Benedictine Fr. Columba Stewart of St. John’s Abbey and University in Collegeville, Minn., delivers the 2019 National Endowment for the Humanities Jefferson Lecture in Washington Oct. 7. CNS photo/Steve Barrett, courtesy NEH

Cold War inspired manuscript collection

By  Mark Pattison, Catholic News Service
  • October 19, 2019

WASHINGTON -- It was the global political tension of the Cold War that prompted the collection and copying of millions of pages of sacred manuscripts, a project now being led by Benedictine Fr. Columba Stewart at St. John’s Abbey and University in Collegeville, Minn.

The Benedictine priest who started the effort in 1964, Fr. Oliver Kapsner, “feared that European Benedictine heritage would be vaporized if there were a World War III,” said Stewart in delivering the 2019 Jefferson Lecture in the Humanities Oct. 7 at a packed theatre in downtown Washington.

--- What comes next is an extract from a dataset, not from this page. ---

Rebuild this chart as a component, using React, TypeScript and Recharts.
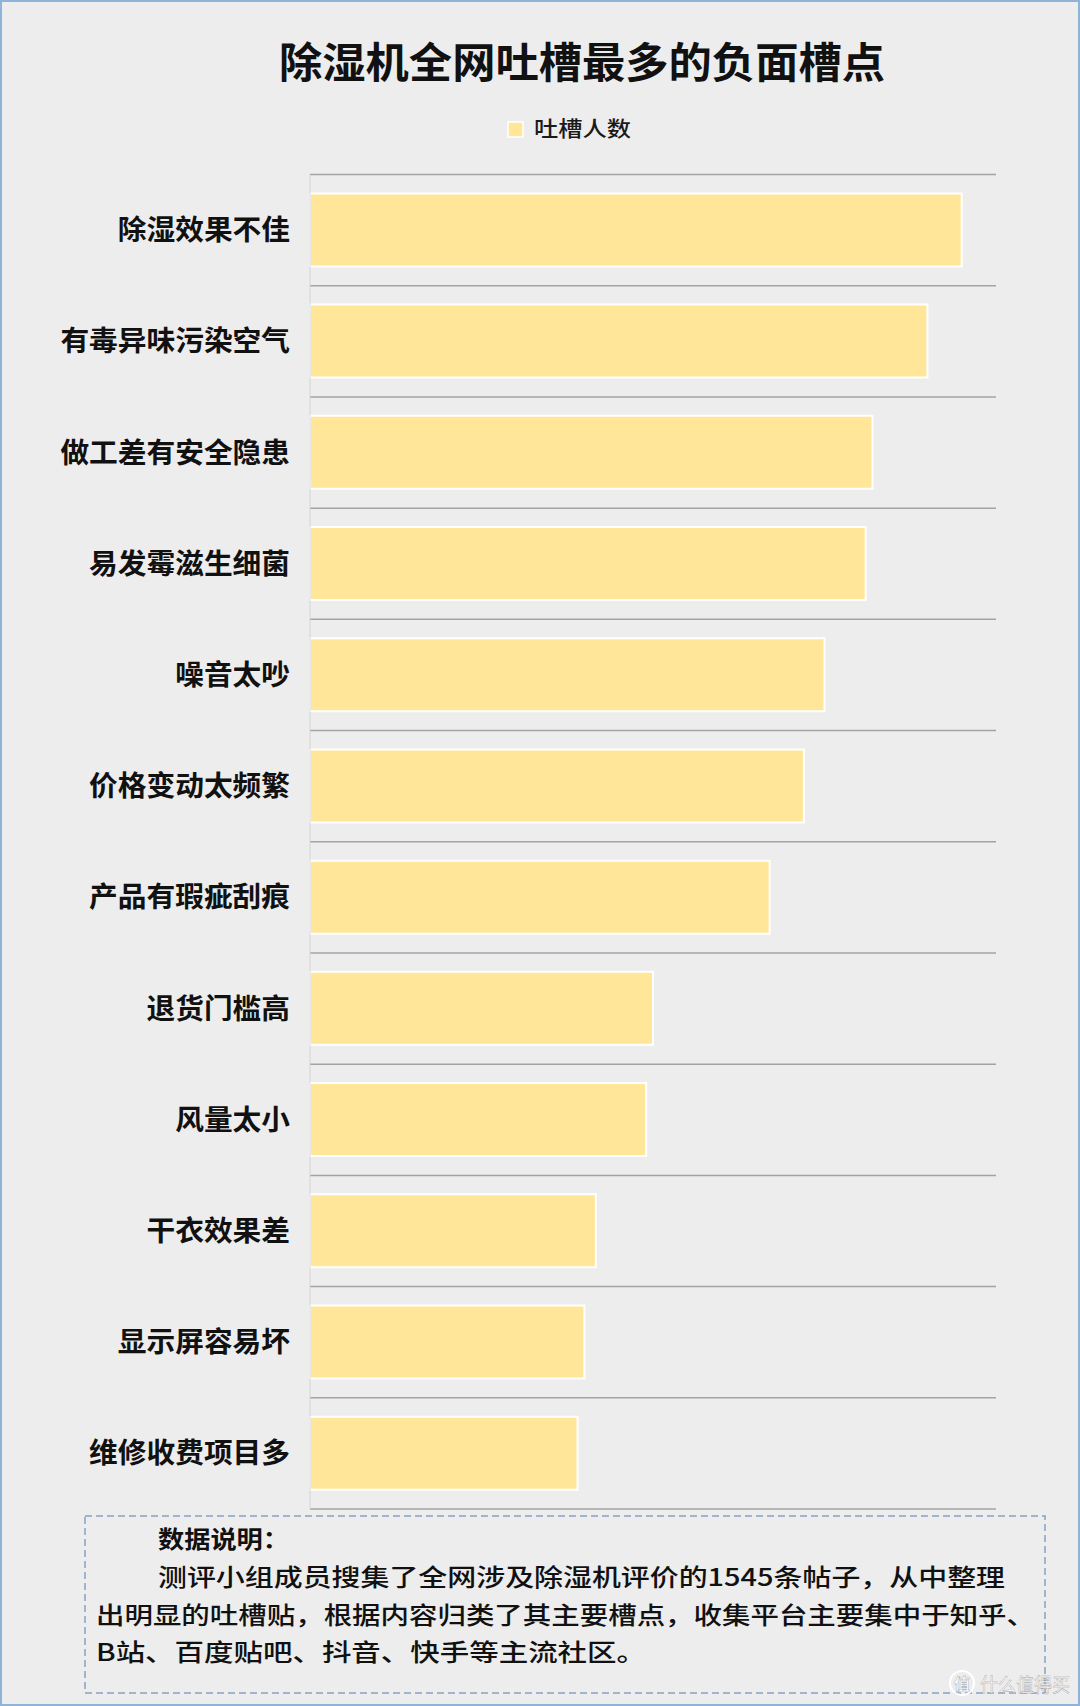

“Monte Cassino in Italy, the mother abbey of Benedictines, had been totally destroyed in 1944. A nuclear war would be far more devastating,” Stewart said in his address.

“There was not anything we monks in Minnesota could do to protect the churches and cloisters,” he said, “but we could microfilm their manuscripts and keep a backup copy in the United States.”

Kapsner met with resistance from nearly all of Europe’s Benedictines — until he arrived in Austria. “Austria was one of the few countries in Europe where monastic libraries had not been seized during the Reformation or the French Revolution and its aftermath,” Stewart said.

The work was modelled after a Vatican effort in the 1950s in which many of its prized manuscripts were microfilmed and stored in the United States at St. Louis University.

“The scope of the work soon widened to libraries of other religious orders, then to universities and national libraries. The pace was swift, and the result by the end of the 20th century was a film archive of almost 85,000 Western manuscripts,” Stewart said.

However, as the Cold War fizzled out, hot wars sprang up — often in countries where the Benedictines’ efforts had spread. One country, Ethiopia, didn’t bother to wait for an end to the Cold War in 1991. Communist-affiliated rebels deposed Emperor Haile Selassie in 1974, plunging the nation into a decade and a half of fighting and a nationwide famine.

“What had begun as a kind of archaeological expedition to discover ancient texts became a rescue project to preserve manuscripts in a nation convulsed by political upheaval and then a civil war,” Stewart said. “The cameras kept going, working throughout the 1970s, 1980s and into the early 1990s. In the end, 9,000 manuscripts were microfilmed,” funded in part by the National Endowment for the Humanities.

At the request of Orthodox Christians in Lebanon, who were trying to find anew their manuscripts — which had been scattered after decades of civil war — “we launched a project in northern Lebanon in April 2003, at the very same moment that American ground forces were approaching Baghdad” in nearby Iraq, Stewart said. 

As the work of the Benedictines’ Hill Museum and Manuscript Library expanded in Lebanon, “we extended the project to Syria, forming partnerships with several church leaders in Aleppo, as well as in Homs and Damascus,” Stewart noted.

“But then in 2011, Syria began to unravel as the spirit of the Arab Spring spread across the region. Three years later came the conquest by ISIS of much of Northern Iraq, driving tens of thousands of Christians and Yazidis from Mosul and the villages of the Ninevah plain.”

He added, “Through it all, our local partners kept photographing manuscripts as best they could, while collections were moved, hidden and in some cases destroyed. For too many of those manuscripts, all that remains are the digital images and perhaps a few charred pages.